══ Stored data

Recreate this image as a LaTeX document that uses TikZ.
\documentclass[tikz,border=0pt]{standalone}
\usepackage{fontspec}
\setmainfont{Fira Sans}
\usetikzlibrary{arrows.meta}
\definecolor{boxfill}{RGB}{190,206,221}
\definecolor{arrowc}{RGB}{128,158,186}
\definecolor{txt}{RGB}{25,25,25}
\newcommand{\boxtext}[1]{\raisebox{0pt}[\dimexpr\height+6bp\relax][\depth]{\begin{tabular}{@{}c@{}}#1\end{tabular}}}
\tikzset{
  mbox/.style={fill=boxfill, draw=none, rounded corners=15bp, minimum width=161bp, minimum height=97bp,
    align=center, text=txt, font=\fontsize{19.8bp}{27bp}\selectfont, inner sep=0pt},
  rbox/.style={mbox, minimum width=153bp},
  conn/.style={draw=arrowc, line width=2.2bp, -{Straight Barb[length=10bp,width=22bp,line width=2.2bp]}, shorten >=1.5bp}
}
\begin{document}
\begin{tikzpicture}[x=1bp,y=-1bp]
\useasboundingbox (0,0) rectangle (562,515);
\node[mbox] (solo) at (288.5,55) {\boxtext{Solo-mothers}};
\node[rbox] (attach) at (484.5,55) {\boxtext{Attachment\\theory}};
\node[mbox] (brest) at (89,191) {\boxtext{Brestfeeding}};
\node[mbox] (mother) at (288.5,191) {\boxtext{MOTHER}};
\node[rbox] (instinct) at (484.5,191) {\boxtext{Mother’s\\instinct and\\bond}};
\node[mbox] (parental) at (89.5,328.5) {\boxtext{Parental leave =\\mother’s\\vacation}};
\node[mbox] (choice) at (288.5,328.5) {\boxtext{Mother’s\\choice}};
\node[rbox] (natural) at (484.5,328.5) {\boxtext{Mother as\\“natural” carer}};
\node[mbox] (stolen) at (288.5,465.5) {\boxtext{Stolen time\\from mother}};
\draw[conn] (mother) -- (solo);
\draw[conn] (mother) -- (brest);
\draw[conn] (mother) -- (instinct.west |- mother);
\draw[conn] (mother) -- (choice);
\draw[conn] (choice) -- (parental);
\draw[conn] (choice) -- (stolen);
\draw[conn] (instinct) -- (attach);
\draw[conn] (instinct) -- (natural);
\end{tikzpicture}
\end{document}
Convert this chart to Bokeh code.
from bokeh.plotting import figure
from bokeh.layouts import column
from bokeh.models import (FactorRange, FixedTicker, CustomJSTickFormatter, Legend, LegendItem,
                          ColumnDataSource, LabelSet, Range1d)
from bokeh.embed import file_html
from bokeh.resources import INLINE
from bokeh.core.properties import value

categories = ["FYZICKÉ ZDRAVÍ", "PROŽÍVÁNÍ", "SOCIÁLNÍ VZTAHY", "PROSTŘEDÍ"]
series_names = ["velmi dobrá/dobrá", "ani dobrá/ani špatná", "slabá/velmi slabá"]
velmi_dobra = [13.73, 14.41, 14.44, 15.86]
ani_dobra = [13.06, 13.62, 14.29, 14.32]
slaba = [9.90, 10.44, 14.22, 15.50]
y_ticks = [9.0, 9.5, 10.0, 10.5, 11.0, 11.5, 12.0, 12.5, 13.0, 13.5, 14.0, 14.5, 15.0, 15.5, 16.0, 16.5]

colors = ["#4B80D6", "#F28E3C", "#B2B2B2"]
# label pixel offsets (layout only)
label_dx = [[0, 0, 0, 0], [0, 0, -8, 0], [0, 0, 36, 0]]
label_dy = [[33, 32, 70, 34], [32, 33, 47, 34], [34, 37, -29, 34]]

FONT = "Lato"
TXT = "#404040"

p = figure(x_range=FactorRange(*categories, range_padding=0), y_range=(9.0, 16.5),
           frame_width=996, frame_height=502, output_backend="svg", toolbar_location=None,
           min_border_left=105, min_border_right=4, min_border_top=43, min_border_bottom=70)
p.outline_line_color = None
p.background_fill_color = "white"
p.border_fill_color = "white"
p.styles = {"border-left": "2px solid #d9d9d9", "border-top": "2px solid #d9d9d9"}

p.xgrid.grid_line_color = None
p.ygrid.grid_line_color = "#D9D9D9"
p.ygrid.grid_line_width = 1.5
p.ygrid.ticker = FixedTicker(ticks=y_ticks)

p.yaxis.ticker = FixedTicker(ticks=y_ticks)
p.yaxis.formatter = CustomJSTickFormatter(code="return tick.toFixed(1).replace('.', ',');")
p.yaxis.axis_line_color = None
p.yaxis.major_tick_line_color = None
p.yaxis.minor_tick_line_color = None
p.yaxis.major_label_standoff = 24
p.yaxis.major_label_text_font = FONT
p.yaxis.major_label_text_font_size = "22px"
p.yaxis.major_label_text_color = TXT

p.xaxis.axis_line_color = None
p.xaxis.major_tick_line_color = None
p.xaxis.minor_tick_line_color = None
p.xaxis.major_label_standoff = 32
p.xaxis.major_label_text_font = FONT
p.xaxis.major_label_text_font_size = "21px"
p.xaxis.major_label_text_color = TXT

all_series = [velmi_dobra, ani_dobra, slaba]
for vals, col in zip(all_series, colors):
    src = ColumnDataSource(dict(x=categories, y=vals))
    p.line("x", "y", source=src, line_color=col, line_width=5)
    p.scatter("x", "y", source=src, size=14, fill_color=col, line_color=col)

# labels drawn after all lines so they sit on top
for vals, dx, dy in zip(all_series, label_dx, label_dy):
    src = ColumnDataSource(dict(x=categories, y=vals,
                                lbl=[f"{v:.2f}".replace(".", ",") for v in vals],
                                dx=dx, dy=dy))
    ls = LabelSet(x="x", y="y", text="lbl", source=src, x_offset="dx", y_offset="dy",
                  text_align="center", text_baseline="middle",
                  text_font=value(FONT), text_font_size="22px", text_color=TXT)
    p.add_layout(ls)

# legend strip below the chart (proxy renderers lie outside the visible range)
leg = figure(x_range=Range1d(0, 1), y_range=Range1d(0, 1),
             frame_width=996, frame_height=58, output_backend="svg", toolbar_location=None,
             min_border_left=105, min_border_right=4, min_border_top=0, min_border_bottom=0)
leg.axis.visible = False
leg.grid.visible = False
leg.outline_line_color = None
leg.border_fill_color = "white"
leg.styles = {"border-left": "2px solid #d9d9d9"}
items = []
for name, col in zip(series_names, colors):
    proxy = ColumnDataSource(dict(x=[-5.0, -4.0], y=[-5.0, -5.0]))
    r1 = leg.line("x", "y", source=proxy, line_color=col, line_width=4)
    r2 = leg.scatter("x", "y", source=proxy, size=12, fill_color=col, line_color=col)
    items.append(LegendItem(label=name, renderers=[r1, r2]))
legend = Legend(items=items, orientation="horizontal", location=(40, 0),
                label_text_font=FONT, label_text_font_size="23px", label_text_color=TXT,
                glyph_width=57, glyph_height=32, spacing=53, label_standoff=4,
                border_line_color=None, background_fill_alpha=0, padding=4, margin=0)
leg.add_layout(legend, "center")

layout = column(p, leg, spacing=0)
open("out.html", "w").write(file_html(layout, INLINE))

════

Exercise task:
Exactly reproduce every line of the data above.

Task output:
Recreate this image as a LaTeX document that uses TikZ.
\documentclass[tikz,border=0pt]{standalone}
\usepackage{fontspec}
\setmainfont{Fira Sans}
\usetikzlibrary{arrows.meta}
\definecolor{boxfill}{RGB}{190,206,221}
\definecolor{arrowc}{RGB}{128,158,186}
\definecolor{txt}{RGB}{25,25,25}
\newcommand{\boxtext}[1]{\raisebox{0pt}[\dimexpr\height+6bp\relax][\depth]{\begin{tabular}{@{}c@{}}#1\end{tabular}}}
\tikzset{
  mbox/.style={fill=boxfill, draw=none, rounded corners=15bp, minimum width=161bp, minimum height=97bp,
    align=center, text=txt, font=\fontsize{19.8bp}{27bp}\selectfont, inner sep=0pt},
  rbox/.style={mbox, minimum width=153bp},
  conn/.style={draw=arrowc, line width=2.2bp, -{Straight Barb[length=10bp,width=22bp,line width=2.2bp]}, shorten >=1.5bp}
}
\begin{document}
\begin{tikzpicture}[x=1bp,y=-1bp]
\useasboundingbox (0,0) rectangle (562,515);
\node[mbox] (solo) at (288.5,55) {\boxtext{Solo-mothers}};
\node[rbox] (attach) at (484.5,55) {\boxtext{Attachment\\theory}};
\node[mbox] (brest) at (89,191) {\boxtext{Brestfeeding}};
\node[mbox] (mother) at (288.5,191) {\boxtext{MOTHER}};
\node[rbox] (instinct) at (484.5,191) {\boxtext{Mother’s\\instinct and\\bond}};
\node[mbox] (parental) at (89.5,328.5) {\boxtext{Parental leave =\\mother’s\\vacation}};
\node[mbox] (choice) at (288.5,328.5) {\boxtext{Mother’s\\choice}};
\node[rbox] (natural) at (484.5,328.5) {\boxtext{Mother as\\“natural” carer}};
\node[mbox] (stolen) at (288.5,465.5) {\boxtext{Stolen time\\from mother}};
\draw[conn] (mother) -- (solo);
\draw[conn] (mother) -- (brest);
\draw[conn] (mother) -- (instinct.west |- mother);
\draw[conn] (mother) -- (choice);
\draw[conn] (choice) -- (parental);
\draw[conn] (choice) -- (stolen);
\draw[conn] (instinct) -- (attach);
\draw[conn] (instinct) -- (natural);
\end{tikzpicture}
\end{document}
Convert this chart to Bokeh code.
from bokeh.plotting import figure
from bokeh.layouts import column
from bokeh.models import (FactorRange, FixedTicker, CustomJSTickFormatter, Legend, LegendItem,
                          ColumnDataSource, LabelSet, Range1d)
from bokeh.embed import file_html
from bokeh.resources import INLINE
from bokeh.core.properties import value

categories = ["FYZICKÉ ZDRAVÍ", "PROŽÍVÁNÍ", "SOCIÁLNÍ VZTAHY", "PROSTŘEDÍ"]
series_names = ["velmi dobrá/dobrá", "ani dobrá/ani špatná", "slabá/velmi slabá"]
velmi_dobra = [13.73, 14.41, 14.44, 15.86]
ani_dobra = [13.06, 13.62, 14.29, 14.32]
slaba = [9.90, 10.44, 14.22, 15.50]
y_ticks = [9.0, 9.5, 10.0, 10.5, 11.0, 11.5, 12.0, 12.5, 13.0, 13.5, 14.0, 14.5, 15.0, 15.5, 16.0, 16.5]

colors = ["#4B80D6", "#F28E3C", "#B2B2B2"]
# label pixel offsets (layout only)
label_dx = [[0, 0, 0, 0], [0, 0, -8, 0], [0, 0, 36, 0]]
label_dy = [[33, 32, 70, 34], [32, 33, 47, 34], [34, 37, -29, 34]]

FONT = "Lato"
TXT = "#404040"

p = figure(x_range=FactorRange(*categories, range_padding=0), y_range=(9.0, 16.5),
           frame_width=996, frame_height=502, output_backend="svg", toolbar_location=None,
           min_border_left=105, min_border_right=4, min_border_top=43, min_border_bottom=70)
p.outline_line_color = None
p.background_fill_color = "white"
p.border_fill_color = "white"
p.styles = {"border-left": "2px solid #d9d9d9", "border-top": "2px solid #d9d9d9"}

p.xgrid.grid_line_color = None
p.ygrid.grid_line_color = "#D9D9D9"
p.ygrid.grid_line_width = 1.5
p.ygrid.ticker = FixedTicker(ticks=y_ticks)

p.yaxis.ticker = FixedTicker(ticks=y_ticks)
p.yaxis.formatter = CustomJSTickFormatter(code="return tick.toFixed(1).replace('.', ',');")
p.yaxis.axis_line_color = None
p.yaxis.major_tick_line_color = None
p.yaxis.minor_tick_line_color = None
p.yaxis.major_label_standoff = 24
p.yaxis.major_label_text_font = FONT
p.yaxis.major_label_text_font_size = "22px"
p.yaxis.major_label_text_color = TXT

p.xaxis.axis_line_color = None
p.xaxis.major_tick_line_color = None
p.xaxis.minor_tick_line_color = None
p.xaxis.major_label_standoff = 32
p.xaxis.major_label_text_font = FONT
p.xaxis.major_label_text_font_size = "21px"
p.xaxis.major_label_text_color = TXT

all_series = [velmi_dobra, ani_dobra, slaba]
for vals, col in zip(all_series, colors):
    src = ColumnDataSource(dict(x=categories, y=vals))
    p.line("x", "y", source=src, line_color=col, line_width=5)
    p.scatter("x", "y", source=src, size=14, fill_color=col, line_color=col)

# labels drawn after all lines so they sit on top
for vals, dx, dy in zip(all_series, label_dx, label_dy):
    src = ColumnDataSource(dict(x=categories, y=vals,
                                lbl=[f"{v:.2f}".replace(".", ",") for v in vals],
                                dx=dx, dy=dy))
    ls = LabelSet(x="x", y="y", text="lbl", source=src, x_offset="dx", y_offset="dy",
                  text_align="center", text_baseline="middle",
                  text_font=value(FONT), text_font_size="22px", text_color=TXT)
    p.add_layout(ls)

# legend strip below the chart (proxy renderers lie outside the visible range)
leg = figure(x_range=Range1d(0, 1), y_range=Range1d(0, 1),
             frame_width=996, frame_height=58, output_backend="svg", toolbar_location=None,
             min_border_left=105, min_border_right=4, min_border_top=0, min_border_bottom=0)
leg.axis.visible = False
leg.grid.visible = False
leg.outline_line_color = None
leg.border_fill_color = "white"
leg.styles = {"border-left": "2px solid #d9d9d9"}
items = []
for name, col in zip(series_names, colors):
    proxy = ColumnDataSource(dict(x=[-5.0, -4.0], y=[-5.0, -5.0]))
    r1 = leg.line("x", "y", source=proxy, line_color=col, line_width=4)
    r2 = leg.scatter("x", "y", source=proxy, size=12, fill_color=col, line_color=col)
    items.append(LegendItem(label=name, renderers=[r1, r2]))
legend = Legend(items=items, orientation="horizontal", location=(40, 0),
                label_text_font=FONT, label_text_font_size="23px", label_text_color=TXT,
                glyph_width=57, glyph_height=32, spacing=53, label_standoff=4,
                border_line_color=None, background_fill_alpha=0, padding=4, margin=0)
leg.add_layout(legend, "center")

layout = column(p, leg, spacing=0)
open("out.html", "w").write(file_html(layout, INLINE))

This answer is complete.